KADQ-FM
- Evanston, Wyoming; United States;
- Frequency: 98.3 MHz
- Branding: Wildlife 98.3

Programming
- Format: Classic rock

Ownership
- Owner: Frandsen Media Company, LLC
- Sister stations: KNYN, KBRV, KACH

History
- First air date: 2005
- Former call signs: KSNA (2006)

Technical information
- Licensing authority: FCC
- Facility ID: 164152
- Class: C2
- ERP: 1,200 watts
- HAAT: 454 meters
- Transmitter coordinates: 41°21′10″N 110°54′31″W﻿ / ﻿41.35278°N 110.90861°W

Links
- Public license information: Public file; LMS;
- Webcast: Listen live
- Website: Official website

= KADQ-FM =

KADQ-FM (98.3 FM) is a radio station licensed to Evanston, Wyoming, United States. The station is currently owned by Frandsen Media Company, LLC and carries a classic rock format. KADQ is an affiliate of the Cowboy Sports Network, carrying University of Wyoming sports broadcasts.

==History==
This station received its original construction permit from the Federal Communications Commission on April 1, 2005. The construction permit was owned by College Creek Media. The station's call letters were initially KSNA.
It was assigned new call letters in 2006 while still under construction. The station began broadcasts on April 3, 2008, after receiving a license to cover.
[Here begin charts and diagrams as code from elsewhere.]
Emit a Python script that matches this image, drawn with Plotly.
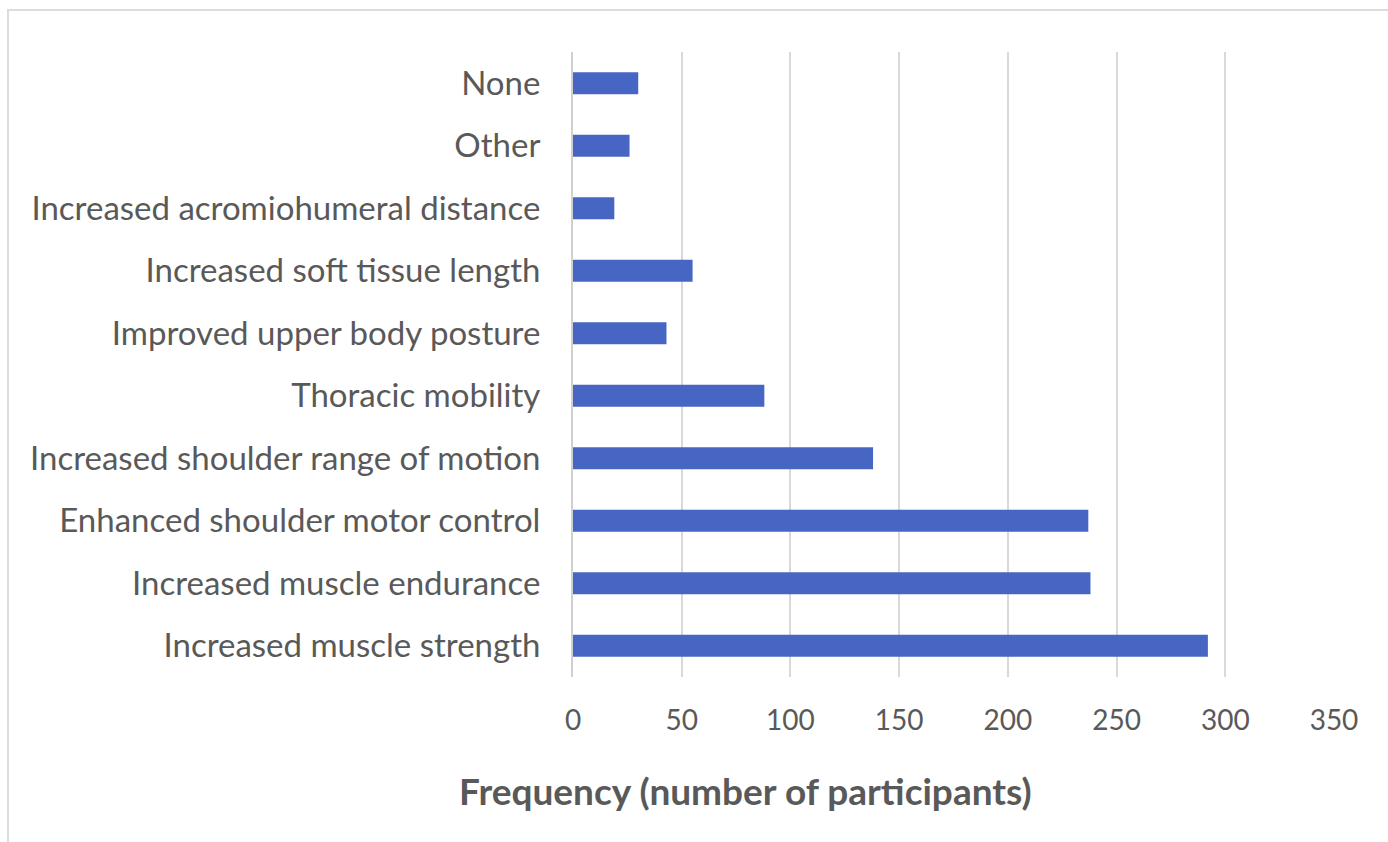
import plotly.graph_objects as go

# Reported effects of the exercise programme, listed top to bottom
categories = [
    "None",
    "Other",
    "Increased acromiohumeral distance",
    "Increased soft tissue length",
    "Improved upper body posture",
    "Thoracic mobility",
    "Increased shoulder range of motion",
    "Enhanced shoulder motor control",
    "Increased muscle endurance",
    "Increased muscle strength",
]
frequency = [30, 26, 19, 55, 43, 88, 138, 237, 238, 292]
x_ticks = [0, 50, 100, 150, 200, 250, 300, 350]

W, H = 1388, 842
L, R, T, B = 573, 54, 52, 165
FONT = "Lato"
TEXT = "#595959"

fig = go.Figure(
    go.Bar(
        x=frequency,
        y=categories,
        orientation="h",
        marker=dict(color="#4766c4", line=dict(width=0)),
        hoverinfo="x+y",
    )
)

fig.update_layout(
    width=W,
    height=H,
    margin=dict(l=L, r=R, t=T, b=B, pad=0),
    paper_bgcolor="white",
    plot_bgcolor="white",
    bargap=0.65,
    showlegend=False,
    font=dict(family=FONT, color=TEXT),
    xaxis=dict(
        range=[0, 350],
        tickvals=x_ticks,
        showgrid=True,
        gridcolor="#d9d9d9",
        gridwidth=2,
        zeroline=False,
        showline=False,
        ticks="",
        tickfont=dict(family=FONT, size=28, color=TEXT),
        ticklabelstandoff=24,
    ),
    yaxis=dict(
        categoryorder="array",
        categoryarray=categories,
        autorange="reversed",
        showgrid=False,
        zeroline=False,
        showline=True,
        linecolor="#d0d0d0",
        linewidth=2,
        ticks="",
        tickfont=dict(family=FONT, size=33, color=TEXT),
        ticklabelstandoff=24,
    ),
    annotations=[
        dict(
            text="<b>Frequency (number of participants)</b>",
            xref="paper",
            yref="paper",
            x=(745 - L) / (W - L - R),
            y=-(790 - (H - B)) / (H - T - B),
            xanchor="center",
            yanchor="middle",
            showarrow=False,
            font=dict(family=FONT, size=37, color=TEXT),
        )
    ],
    shapes=[
        # light frame round the chart area
        dict(
            type="rect",
            xref="paper",
            yref="paper",
            x0=(8 - L) / (W - L - R),
            x1=(W + 40 - L) / (W - L - R),
            y0=-(H + 40 - (H - B)) / (H - T - B),
            y1=1 + (T - 10) / (H - T - B),
            line=dict(color="#dcdcdc", width=2),
            fillcolor="rgba(0,0,0,0)",
            layer="below",
        )
    ],
)

fig.write_html("out.html")
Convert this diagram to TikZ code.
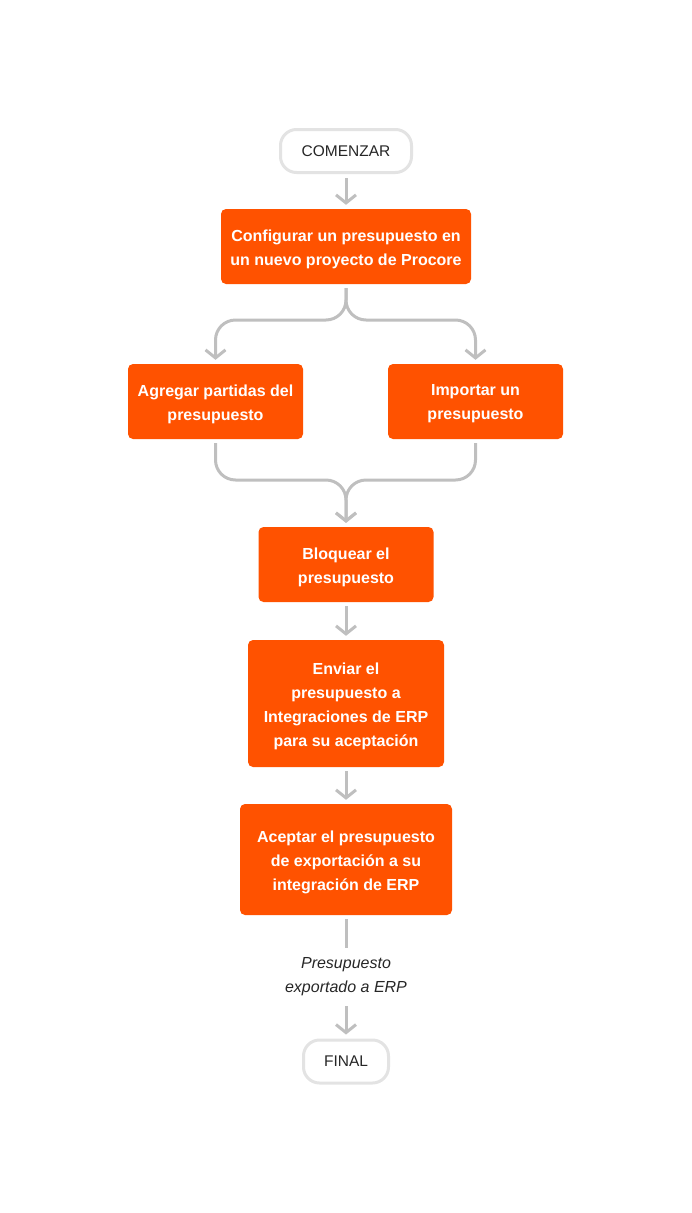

The station initially carried a religious format, owned by College Creek Media. It was sold in 2010 to Frandsen Media Company, LLC

==Silent==
On April 30, 2008, the station informed the FCC that it had fallen silent on April 22, 2008, and citing financial reasons, it requested special temporary authority to remain silent. The FCC granted this request on September 10, 2008, with a scheduled expiration of March 9, 2009. On February 26, 2009, KADQ-FM filed for an extension of their remain silent authority but this request was dismissed on January 7, 2010. The station resumed broadcasting briefly on March 30, 2009, but fell silent again on March 31, 2009. As of 23 January 2010, the station's April 7, 2009, application for remain silent authority had been accepted for filing but was pending further action by the commission.

The station's transmitter is located on Medicine Butte, northeast of Evanston.